Philosophy in Calgary II: The Coming Terrors, Research Time, 31/05/2016

Continued from last post . . . That’s one hell of a title today, isn’t it? But that’s basically what we face when we take catastrophic climate change most seriously. That was how I spent my morning yesterday, in a three-hour panel about several different aspects of contemporary Canadian environmental philosophy.

I’ll continue this conversation in my panel tomorrow about Ecology, Ethics, and the Future of Humanity, because the book includes an analysis of what humanity’s enormous industry means for how we think about human nature.
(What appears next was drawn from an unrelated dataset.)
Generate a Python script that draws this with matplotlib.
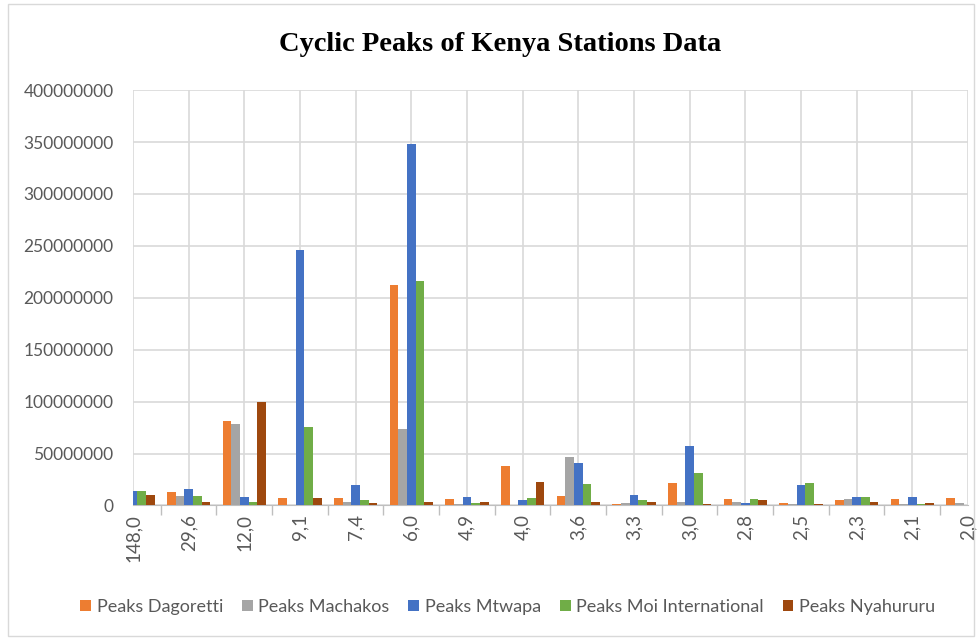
import matplotlib
matplotlib.use("Agg")
import matplotlib.pyplot as plt
import numpy as np
from matplotlib.patches import Rectangle
from matplotlib.ticker import FuncFormatter

# Data
periods = ["148,0", "29,6", "12,0", "9,1", "7,4", "6,0", "4,9", "4,0",
           "3,6", "3,3", "3,0", "2,8", "2,5", "2,3", "2,1", "2,0"]
dagoretti = [10e6, 12.5e6, 81.4e6, 7e6, 7e6, 212e6, 6.7e6, 37.8e6,
             9e6, 1.3e6, 21.8e6, 6.7e6, 2.2e6, 4.8e6, 5.8e6, 7e6]
machakos = [8e6, 9e6, 78e6, 0, 3.5e6, 73.4e6, 1.3e6, 0,
            47e6, 2.2e6, 3.5e6, 3.5e6, 1.3e6, 5.8e6, 1.3e6, 2.2e6]
mtwapa = [13.8e6, 16e6, 8e6, 245.7e6, 19.5e6, 348e6, 8e6, 4.8e6,
          41.3e6, 10.3e6, 57.4e6, 2.2e6, 19.5e6, 8e6, 8e6, 0]
moi = [14e6, 9e6, 3.5e6, 75.6e6, 4.8e6, 216.5e6, 2.2e6, 7e6,
       20.5e6, 4.8e6, 31e6, 5.8e6, 21.8e6, 8e6, 1.3e6, 0]
nyahururu = [10.3e6, 3.5e6, 99.7e6, 7e6, 2.2e6, 3.5e6, 3.5e6, 23e6,
             3.5e6, 3.5e6, 1.3e6, 4.8e6, 1.3e6, 3.5e6, 2.2e6, 0]

series = [("Peaks Dagoretti", dagoretti, "#ED7D31"),
          ("Peaks Machakos", machakos, "#A5A5A5"),
          ("Peaks Mtwapa", mtwapa, "#4472C4"),
          ("Peaks Moi International", moi, "#70AD47"),
          ("Peaks Nyahururu", nyahururu, "#9E480E")]

plt.rcParams['font.family'] = ['Lato', 'DejaVu Sans']

fig = plt.figure(figsize=(9.8, 6.4), dpi=100)
ax = fig.add_axes([0.1357, 0.2102, 0.852, 0.649])

# light frame round the whole chart
fig.patches.append(Rectangle((0.008, 0.006), 0.986, 0.988, transform=fig.transFigure,
                             fill=False, edgecolor="#D9D9D9", linewidth=1))

x = np.arange(len(periods))
w = 0.155
for i, (name, vals, col) in enumerate(series):
    ax.bar(x + (i - 2) * w, vals, width=w, color=col, label=name, zorder=3)

ax.set_xlim(0, len(periods) - 1)
ax.set_ylim(0, 400e6)
ax.set_yticks(np.arange(0, 400e6 + 1, 50e6))
ax.yaxis.set_major_formatter(FuncFormatter(lambda v, p: f"{int(v)}"))

ax.set_xticks(x)
ax.set_xticklabels(periods, rotation=90)
ax.set_xticks(np.concatenate(([0], x[:-1] + 0.5, [len(periods) - 1])), minor=True)
ax.tick_params(axis="x", which="major", length=0, pad=6, labelsize=13.5, labelcolor="#595959")
ax.tick_params(axis="x", which="minor", length=7, color="#BFBFBF", width=1)
ax.tick_params(axis="y", length=0, pad=14, labelsize=12.5, labelcolor="#595959")

ax.grid(True, which="major", color="#D9D9D9", linewidth=1.2, zorder=0)
ax.set_axisbelow(True)
for s in ["top", "right", "left"]:
    ax.spines[s].set_visible(False)
ax.spines["bottom"].set_color("#BFBFBF")

fig.text(0.51, 0.931, "Cyclic Peaks of Kenya Stations Data", ha="center", va="center",
         fontsize=20.5, fontweight="bold", family="Liberation Serif")

fig.legend(loc="center", bbox_to_anchor=(0.518, 0.052), ncol=5, frameon=False,
           fontsize=13, handlelength=0.6, handleheight=0.6, handletextpad=0.3,
           columnspacing=1.05, labelcolor="#595959")

fig.savefig("out.png", dpi=100)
It was a morning of horrifying predictions of the inevitable, fantastically ambitious predictions of the most catastrophic disasters of climate change. Essentially, the problem is that the Antarctic ice sheets are so enormous that their collapse will cause a sea level rise of 15 metres. It would sink almost every coastal city in the world.

How it works is that as the ocean warms, warmer water tends to get saltier and so heavier. Sinking, it swirls underneath the long plains of ice coastline of Antarctica. That continent has so much ice on it that it’s actually dense enough to be heavier than the water.

So these massive mountains of ice sink to the ocean floor and have slowly worn down the earth underneath into trenches. The warmer water circulating along the bottom slowly melts the ice mountains at their foundations on the ocean floor. The bottom levels of these ice mountains will eventually collapse like a Jenga tower.

All that ice will slam into the sea, shatter, and melt.

The thing is, this is already happening, and at least one or two of those ice sheets will collapse, flooding huge swaths of coastal cities around the world – Tokyo, Cape Town, Buenos Aires, New York, most of Holland, Hong Kong, my hometown of St John’s, Montreal, and many others. 

So we’ll have to deal with a worldwide movement of sea level refugees.

One of the solutions that my friend Frank presented in that seminar was geoengineering. Massive, planet-wide projects to create carbon dioxide sinks or cool the atmosphere. They sound like something you’d read in an Iain Banks book, but they’re actually within our power. 

I could see Elon Musk and Bill Gates funding these kinds of massive projects, even if wealthy and powerful states wouldn’t. 

There are problems with this, of course, like the matter of consent and the possibility of further destruction. A wealthy businessman may fund a planetary engineering project, but its legitimacy would require the consent of everyone it would affect – literally everyone on Earth. We just don’t have the global governance institutions for that.

And it’s quite ironic that, after having developed the enormous industry that’s grievously harmed out planet’s ecosystems as an accidental by-product, we’d build even more enormous industrial projects to fix our mistakes. If our power is a problem, then you can easily be skeptical that the solution is more power. 

Other presentations in that morning’s panel discussed how different wild animals interact with humans as we encroach on their territories and habitats, and even come to share them. There are ethical implications that require changing a lot of the ways we typically relate to wild animals, overcoming our popular fear of animals and communicating with them instead.

We also discussed how hybridization – species mixture happening frequently throughout the wild as animal populations face shrinking habitats and blended territories – messes with our traditional concepts of what a species is. This new knowledge also makes many of our laws about endangered animal protection obsolete.

Animals – including humans, when we’ve gotten the chance – hybridize to survive when their populations are under pressure from ecological change. We have to accept that this is a fact. So defining species by traits and genomes don’t really work, even though a lot of our laws about species protection rely on those methods. 

It also reminds us of a truth that sounded like an empty Hollywood platitude when I first heard Jeff Goldblum say it as a kid. “Life finds a way.” It’s why – even in the face of almost certain disaster from the side-effects of enormous industry – I’m actually hopeful about the future of humanity.

Don’t get me wrong here. I absolutely think we’re headed for an era of massive planetary disaster and that billions of humans are probably going to die. Human civilization will face massive problems and a lot of our infrastructure will collapse. Maybe at the end of the day, there’ll be about a billion of us left, living in totally different places than we do now.

But I think humanity will keep its cultural continuity through all these disasters. Especially if we educate more people and involve them in our economies and our global communication networks. And we’ll rebuild. I hope, better.